_What is asked_: Your copy of the material below should match it exactly, except that it holds no pictures.

_Material_:
"""

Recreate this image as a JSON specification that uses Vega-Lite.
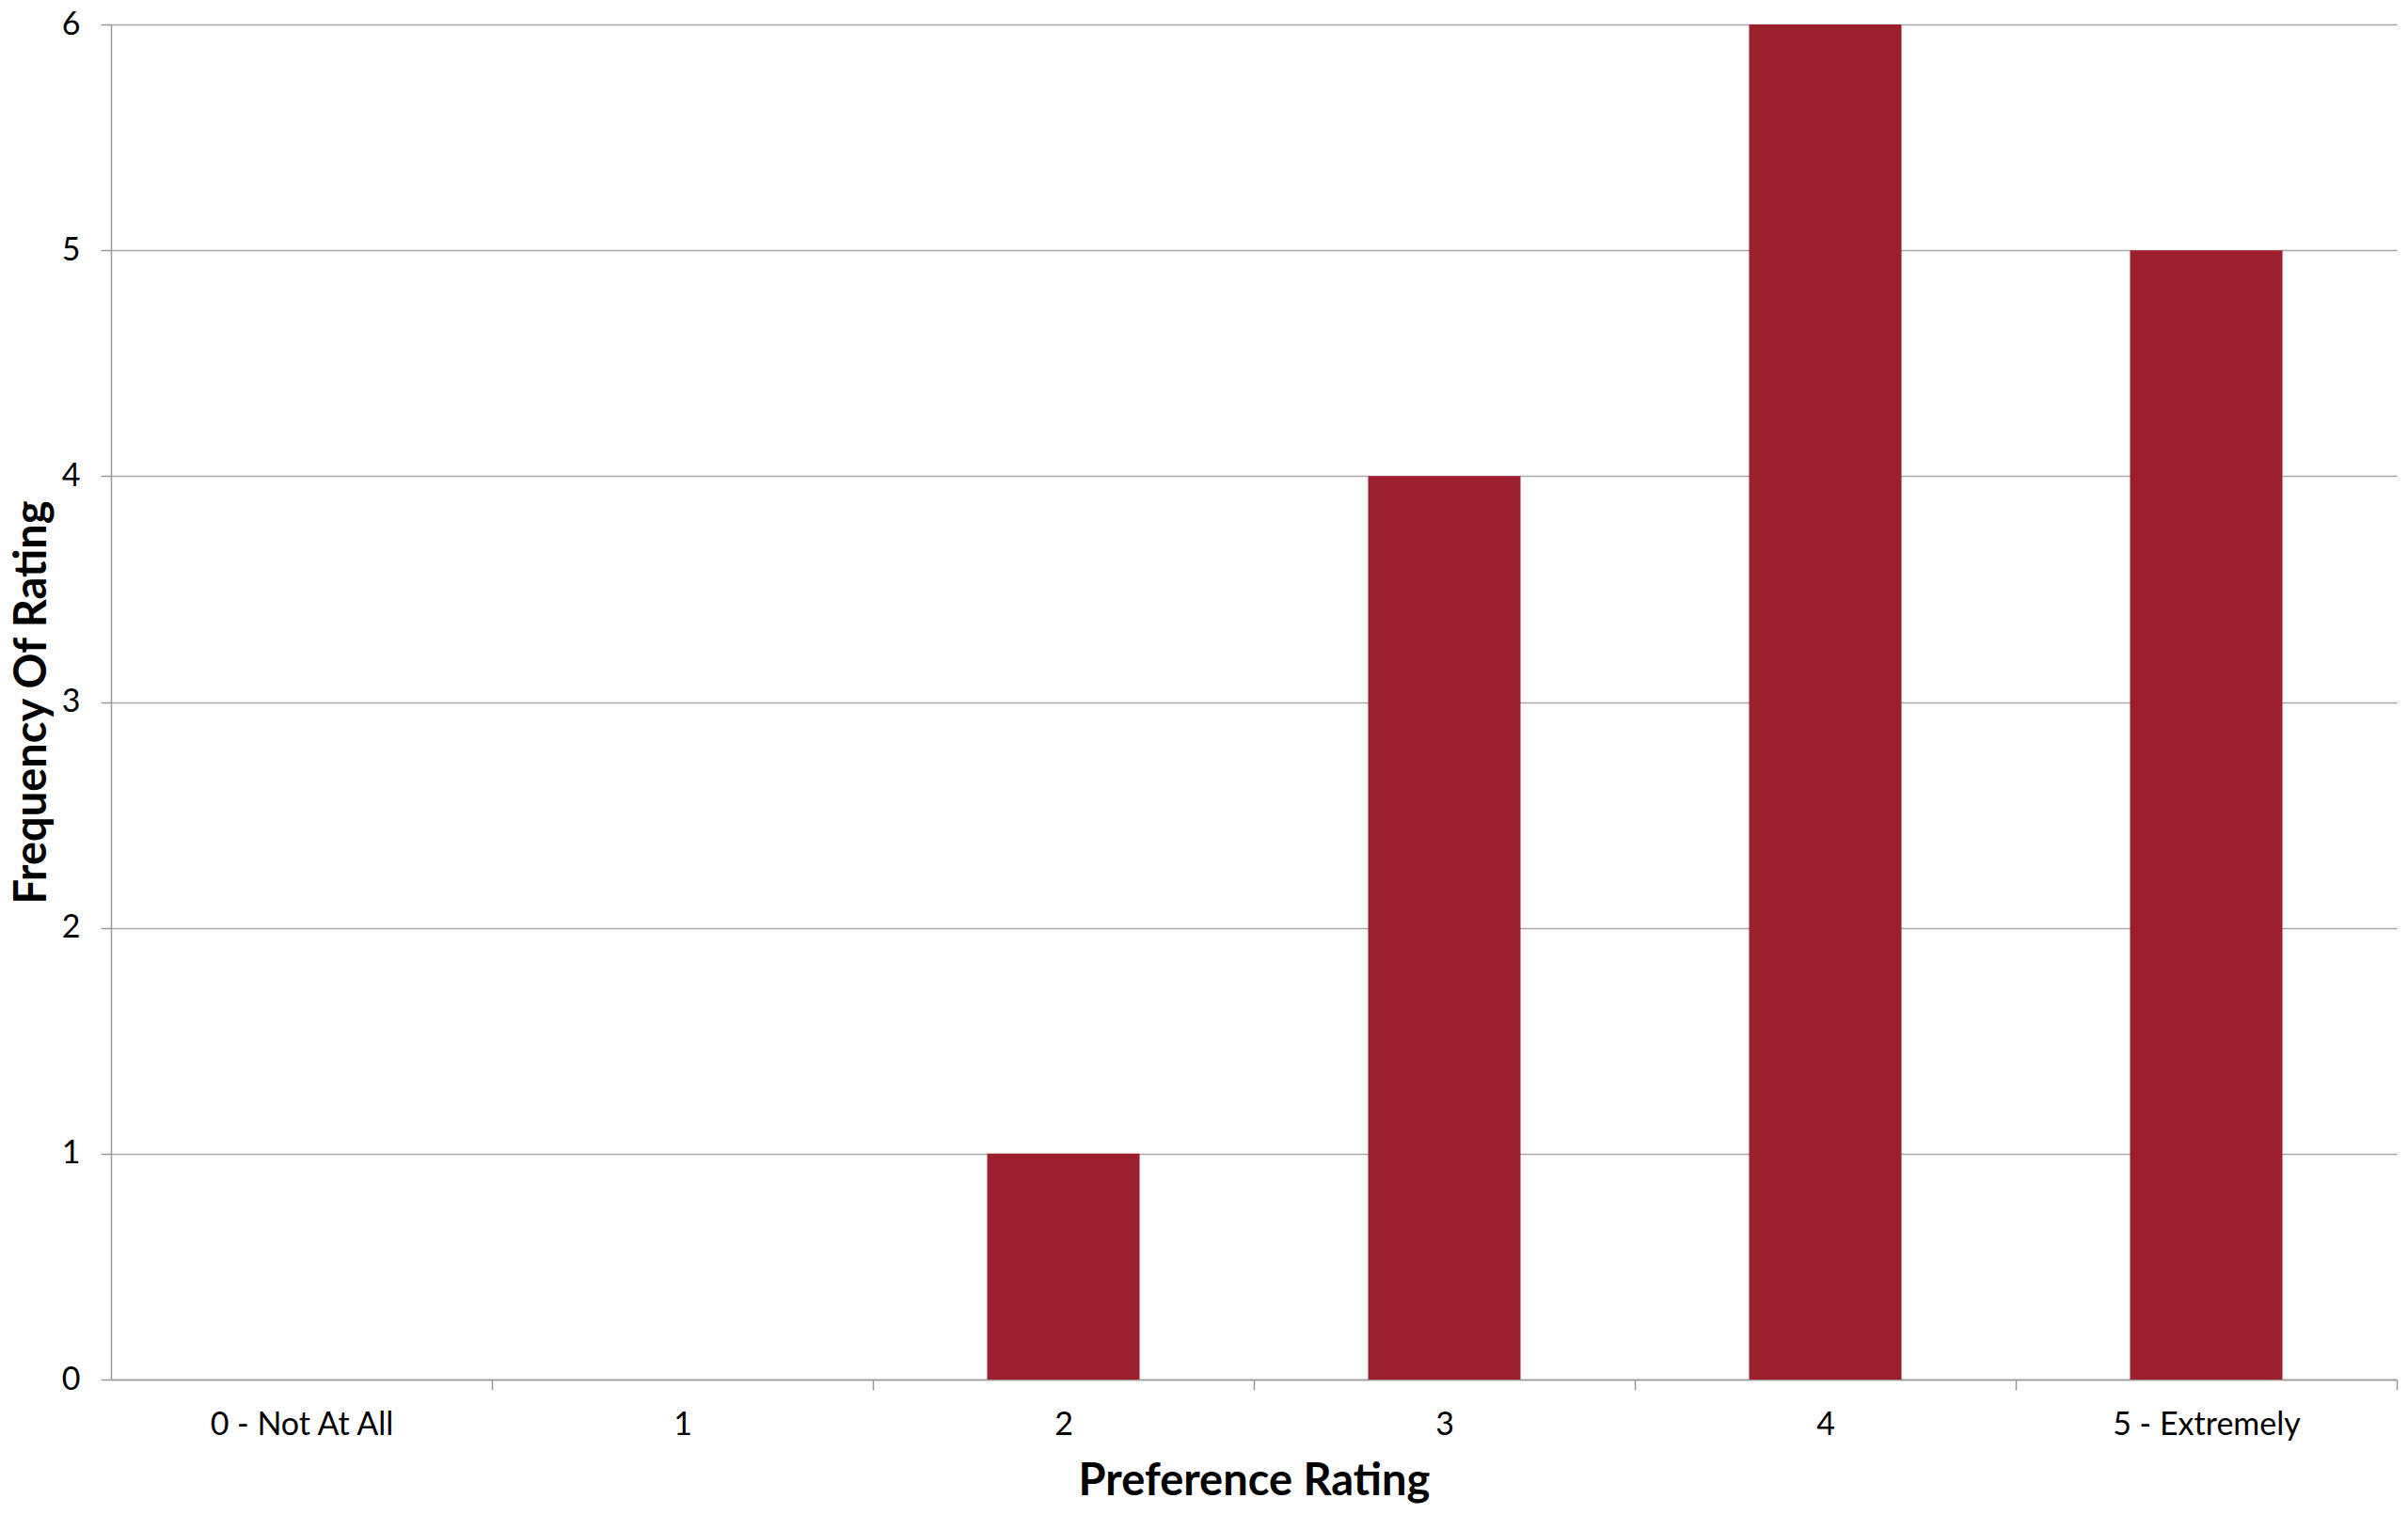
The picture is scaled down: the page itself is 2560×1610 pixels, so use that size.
{
  "$schema": "https://vega.github.io/schema/vega-lite/v6.json",
  "width": 2430,
  "height": 1441,
  "autosize": {"type": "none"},
  "padding": {"left": 118, "top": 26, "right": 12, "bottom": 143},
  "background": "white",
  "config": {
    "view": {"stroke": null},
    "font": "Lato",
    "axis": {
      "domainColor": "#9a9a9a",
      "tickColor": "#9a9a9a",
      "gridColor": "#a6a6a6",
      "domainWidth": 1.5,
      "tickWidth": 1.5,
      "gridWidth": 1.5,
      "labelColor": "#000000",
      "titleColor": "#000000",
      "labelFont": "Lato",
      "titleFont": "Lato",
      "labelFontSize": 34,
      "titleFontSize": 47,
      "titleFontWeight": "bold",
      "tickSize": 11,
      "labelOverlap": false,
      "labelLimit": 0
    }
  },
  "data": {
    "values": [
      {"rating": "0 - Not At All", "frequency": 0},
      {"rating": "1", "frequency": 0},
      {"rating": "2", "frequency": 1},
      {"rating": "3", "frequency": 4},
      {"rating": "4", "frequency": 6},
      {"rating": "5 - Extremely", "frequency": 5}
    ]
  },
  "mark": {"type": "bar", "color": "#9b1f2c"},
  "encoding": {
    "x": {
      "field": "rating",
      "type": "nominal",
      "sort": null,
      "title": "Preference Rating",
      "scale": {"paddingInner": 0.6, "paddingOuter": 0.3},
      "axis": {
        "labelAngle": 0,
        "tickOffset": 202.5,
        "labelOffset": -202.5,
        "labelPadding": 20,
        "titlePadding": 20,
        "grid": false
      }
    },
    "y": {
      "field": "frequency",
      "type": "quantitative",
      "title": "Frequency Of Rating",
      "scale": {"domain": [0, 6], "nice": false},
      "axis": {
        "values": [0, 1, 2, 3, 4, 5, 6],
        "labelPadding": 22,
        "titlePadding": 7,
        "grid": true
      }
    }
  }
}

"""

_Response_:
Recreate this image as a JSON specification that uses Vega-Lite.
The picture is scaled down: the page itself is 2560×1610 pixels, so use that size.
{
  "$schema": "https://vega.github.io/schema/vega-lite/v6.json",
  "width": 2430,
  "height": 1441,
  "autosize": {"type": "none"},
  "padding": {"left": 118, "top": 26, "right": 12, "bottom": 143},
  "background": "white",
  "config": {
    "view": {"stroke": null},
    "font": "Lato",
    "axis": {
      "domainColor": "#9a9a9a",
      "tickColor": "#9a9a9a",
      "gridColor": "#a6a6a6",
      "domainWidth": 1.5,
      "tickWidth": 1.5,
      "gridWidth": 1.5,
      "labelColor": "#000000",
      "titleColor": "#000000",
      "labelFont": "Lato",
      "titleFont": "Lato",
      "labelFontSize": 34,
      "titleFontSize": 47,
      "titleFontWeight": "bold",
      "tickSize": 11,
      "labelOverlap": false,
      "labelLimit": 0
    }
  },
  "data": {
    "values": [
      {"rating": "0 - Not At All", "frequency": 0},
      {"rating": "1", "frequency": 0},
      {"rating": "2", "frequency": 1},
      {"rating": "3", "frequency": 4},
      {"rating": "4", "frequency": 6},
      {"rating": "5 - Extremely", "frequency": 5}
    ]
  },
  "mark": {"type": "bar", "color": "#9b1f2c"},
  "encoding": {
    "x": {
      "field": "rating",
      "type": "nominal",
      "sort": null,
      "title": "Preference Rating",
      "scale": {"paddingInner": 0.6, "paddingOuter": 0.3},
      "axis": {
        "labelAngle": 0,
        "tickOffset": 202.5,
        "labelOffset": -202.5,
        "labelPadding": 20,
        "titlePadding": 20,
        "grid": false
      }
    },
    "y": {
      "field": "frequency",
      "type": "quantitative",
      "title": "Frequency Of Rating",
      "scale": {"domain": [0, 6], "nice": false},
      "axis": {
        "values": [0, 1, 2, 3, 4, 5, 6],
        "labelPadding": 22,
        "titlePadding": 7,
        "grid": true
      }
    }
  }
}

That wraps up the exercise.